## Problem to solve
Copy each line below in which the string "this" occurs.

## Extracted data
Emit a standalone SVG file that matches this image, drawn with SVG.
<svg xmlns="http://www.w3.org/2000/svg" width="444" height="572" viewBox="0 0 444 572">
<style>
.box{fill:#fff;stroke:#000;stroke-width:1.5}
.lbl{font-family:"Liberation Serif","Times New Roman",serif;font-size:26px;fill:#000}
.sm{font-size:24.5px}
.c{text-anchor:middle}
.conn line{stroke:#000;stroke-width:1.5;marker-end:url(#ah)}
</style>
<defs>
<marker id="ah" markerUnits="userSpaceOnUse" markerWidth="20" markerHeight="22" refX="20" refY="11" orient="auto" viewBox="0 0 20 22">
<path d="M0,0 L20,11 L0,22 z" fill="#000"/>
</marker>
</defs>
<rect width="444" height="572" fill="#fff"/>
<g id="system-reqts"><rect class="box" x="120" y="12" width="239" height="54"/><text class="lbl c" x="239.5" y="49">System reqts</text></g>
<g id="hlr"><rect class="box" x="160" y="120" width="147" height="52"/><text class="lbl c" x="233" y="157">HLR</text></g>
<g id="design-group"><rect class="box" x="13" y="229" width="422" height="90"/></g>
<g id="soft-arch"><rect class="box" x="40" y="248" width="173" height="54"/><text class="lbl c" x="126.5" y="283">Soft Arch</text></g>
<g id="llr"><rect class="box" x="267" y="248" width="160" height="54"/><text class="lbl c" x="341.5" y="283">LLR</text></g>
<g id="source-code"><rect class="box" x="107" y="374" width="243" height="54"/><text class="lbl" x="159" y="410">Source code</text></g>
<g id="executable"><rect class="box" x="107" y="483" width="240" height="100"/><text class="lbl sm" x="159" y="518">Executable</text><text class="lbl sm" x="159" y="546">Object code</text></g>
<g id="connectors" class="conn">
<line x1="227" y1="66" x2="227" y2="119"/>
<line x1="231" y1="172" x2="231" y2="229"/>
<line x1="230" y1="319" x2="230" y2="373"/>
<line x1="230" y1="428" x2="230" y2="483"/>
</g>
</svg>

==

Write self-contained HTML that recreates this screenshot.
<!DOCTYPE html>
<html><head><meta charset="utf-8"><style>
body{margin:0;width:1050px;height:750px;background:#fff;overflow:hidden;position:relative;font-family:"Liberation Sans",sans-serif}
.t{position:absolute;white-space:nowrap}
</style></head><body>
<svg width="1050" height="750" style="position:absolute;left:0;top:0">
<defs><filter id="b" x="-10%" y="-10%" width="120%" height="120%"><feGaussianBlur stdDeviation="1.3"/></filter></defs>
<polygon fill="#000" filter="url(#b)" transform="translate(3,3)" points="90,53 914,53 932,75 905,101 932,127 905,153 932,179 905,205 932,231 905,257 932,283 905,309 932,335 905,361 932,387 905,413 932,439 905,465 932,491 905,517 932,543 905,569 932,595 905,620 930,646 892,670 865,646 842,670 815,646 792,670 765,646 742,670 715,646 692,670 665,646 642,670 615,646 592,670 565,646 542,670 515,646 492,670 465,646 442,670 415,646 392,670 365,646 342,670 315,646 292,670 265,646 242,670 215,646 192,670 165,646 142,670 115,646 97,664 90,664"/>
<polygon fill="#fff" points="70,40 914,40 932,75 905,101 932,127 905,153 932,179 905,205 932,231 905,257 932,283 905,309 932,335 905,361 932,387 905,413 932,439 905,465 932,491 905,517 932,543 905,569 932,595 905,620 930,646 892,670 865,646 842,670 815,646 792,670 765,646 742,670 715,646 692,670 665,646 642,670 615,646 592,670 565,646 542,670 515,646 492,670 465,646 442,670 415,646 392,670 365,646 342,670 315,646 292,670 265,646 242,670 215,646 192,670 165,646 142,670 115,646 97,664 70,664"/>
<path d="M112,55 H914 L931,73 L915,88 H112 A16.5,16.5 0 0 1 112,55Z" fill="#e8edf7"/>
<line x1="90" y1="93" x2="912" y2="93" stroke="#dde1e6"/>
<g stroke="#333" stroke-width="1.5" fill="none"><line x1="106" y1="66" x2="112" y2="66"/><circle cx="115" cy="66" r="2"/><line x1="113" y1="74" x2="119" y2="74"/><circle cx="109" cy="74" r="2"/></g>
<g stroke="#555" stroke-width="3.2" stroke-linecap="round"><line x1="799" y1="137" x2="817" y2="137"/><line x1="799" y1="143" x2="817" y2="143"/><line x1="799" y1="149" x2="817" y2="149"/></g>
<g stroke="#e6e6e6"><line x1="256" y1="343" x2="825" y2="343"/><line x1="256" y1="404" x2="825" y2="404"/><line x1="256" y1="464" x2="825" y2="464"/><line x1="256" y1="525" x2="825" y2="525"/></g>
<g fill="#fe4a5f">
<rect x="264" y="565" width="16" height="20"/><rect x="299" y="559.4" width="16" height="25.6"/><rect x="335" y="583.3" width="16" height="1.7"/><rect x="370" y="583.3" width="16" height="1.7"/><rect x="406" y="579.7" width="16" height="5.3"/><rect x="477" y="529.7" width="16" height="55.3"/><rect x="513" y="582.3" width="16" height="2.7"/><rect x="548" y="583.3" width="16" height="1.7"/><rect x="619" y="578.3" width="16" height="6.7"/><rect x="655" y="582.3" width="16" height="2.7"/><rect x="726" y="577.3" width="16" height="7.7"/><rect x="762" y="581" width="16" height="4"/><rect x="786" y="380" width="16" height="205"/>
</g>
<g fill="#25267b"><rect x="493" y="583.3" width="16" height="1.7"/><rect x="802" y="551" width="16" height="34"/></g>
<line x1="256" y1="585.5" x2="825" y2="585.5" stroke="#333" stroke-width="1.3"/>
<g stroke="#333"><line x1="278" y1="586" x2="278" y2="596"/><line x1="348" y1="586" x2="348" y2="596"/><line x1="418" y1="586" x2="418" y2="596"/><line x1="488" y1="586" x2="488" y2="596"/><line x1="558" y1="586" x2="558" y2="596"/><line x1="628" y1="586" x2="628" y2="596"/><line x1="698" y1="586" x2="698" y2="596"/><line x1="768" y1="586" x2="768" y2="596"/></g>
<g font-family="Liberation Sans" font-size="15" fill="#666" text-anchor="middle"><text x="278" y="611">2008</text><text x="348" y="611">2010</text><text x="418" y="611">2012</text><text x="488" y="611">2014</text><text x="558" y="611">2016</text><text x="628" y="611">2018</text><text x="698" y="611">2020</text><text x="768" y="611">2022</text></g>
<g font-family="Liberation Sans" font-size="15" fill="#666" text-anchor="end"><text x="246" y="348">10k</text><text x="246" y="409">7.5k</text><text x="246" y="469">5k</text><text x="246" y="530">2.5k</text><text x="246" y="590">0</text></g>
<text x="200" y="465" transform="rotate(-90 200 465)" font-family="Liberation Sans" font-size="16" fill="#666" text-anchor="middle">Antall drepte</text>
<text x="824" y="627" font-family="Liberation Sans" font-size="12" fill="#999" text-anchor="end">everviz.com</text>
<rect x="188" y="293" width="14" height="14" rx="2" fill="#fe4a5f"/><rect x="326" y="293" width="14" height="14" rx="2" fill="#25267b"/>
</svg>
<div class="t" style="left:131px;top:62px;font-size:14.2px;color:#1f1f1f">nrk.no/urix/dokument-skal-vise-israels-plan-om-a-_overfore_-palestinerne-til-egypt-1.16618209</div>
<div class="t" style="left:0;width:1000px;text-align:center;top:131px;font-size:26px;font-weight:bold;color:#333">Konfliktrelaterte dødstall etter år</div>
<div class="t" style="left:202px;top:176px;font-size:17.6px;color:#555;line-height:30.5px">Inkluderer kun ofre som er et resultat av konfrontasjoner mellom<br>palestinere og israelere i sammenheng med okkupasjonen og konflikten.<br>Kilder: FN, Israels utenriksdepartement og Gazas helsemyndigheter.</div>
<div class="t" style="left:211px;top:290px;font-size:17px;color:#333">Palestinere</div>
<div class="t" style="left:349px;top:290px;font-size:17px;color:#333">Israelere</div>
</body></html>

## Task answer
Emit a standalone SVG file that matches this image, drawn with SVG.
Write self-contained HTML that recreates this screenshot.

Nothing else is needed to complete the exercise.